As a coach, how can you change that? Very simply, by playing more games that have goals! Within the game you can reward a team with a goal through the number of passes they can achieve, which will encourage possession based football, but they can also actually score a goal in the traditional manner, by putting the ball past the GK and through the white posts, which will encourage good and positive decision making and help them become more game orientated players, who think for themselves.

If coaches also plan and think about what they want to focus on during the game, then they can consider implementing a number of factors or conditions into the game, that would keep it as a game with goals, but also provide game elements that would encourage relevant TOP as well as improving players game related decisions.

These might include:

  • When playing a 5 v 5 – 9 v 9 games, make the pitch bigger than normal and condition the GK not to kick the ball out of their hands. This would result in chances being harder to create and encourage / force players to have to pass and work the ball up the pitch, which would mean more passes and more TOP to get closer to the opposition goal.
  • Reward the team in possession a goal if they manage to make an agreed number of passes, as well as being able to score in the conventional manner. The opposition will have to consider pressing the ball when the pass count gets close to the agreed target, resulting in decision time for the team in possession, to keep the ball or to try and exploit the space created by the pressing team.
  • Put in a floating or golden player who plays for whatever team have possession. This golden player would be conditioned to not be able to score and be restricted to a maximum of 2 or 3 touches. The team in possession would then always have an extra player, which would help them achieve, if they wanted to do it, TOP.

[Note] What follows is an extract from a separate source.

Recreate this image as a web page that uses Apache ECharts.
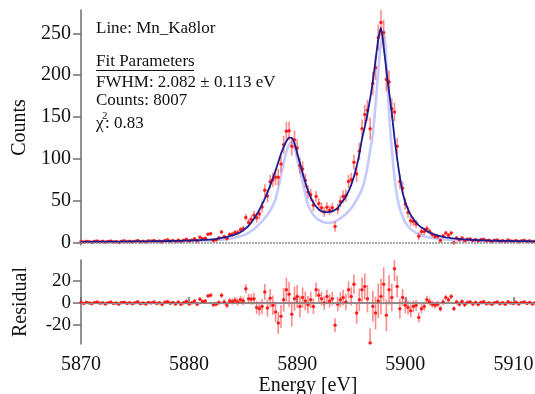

In summary, TOP is and should be one way of playing football. Of course coaching sessions that focus on ball retention and TOP should form part of the players education. But if we are truly going to develop players who are not only technically proficient at TOP, but also good game related decision makers, at some point training sessions need to include games, with goals. TOP on its own, should not be the God of our coaching focus or philosophy!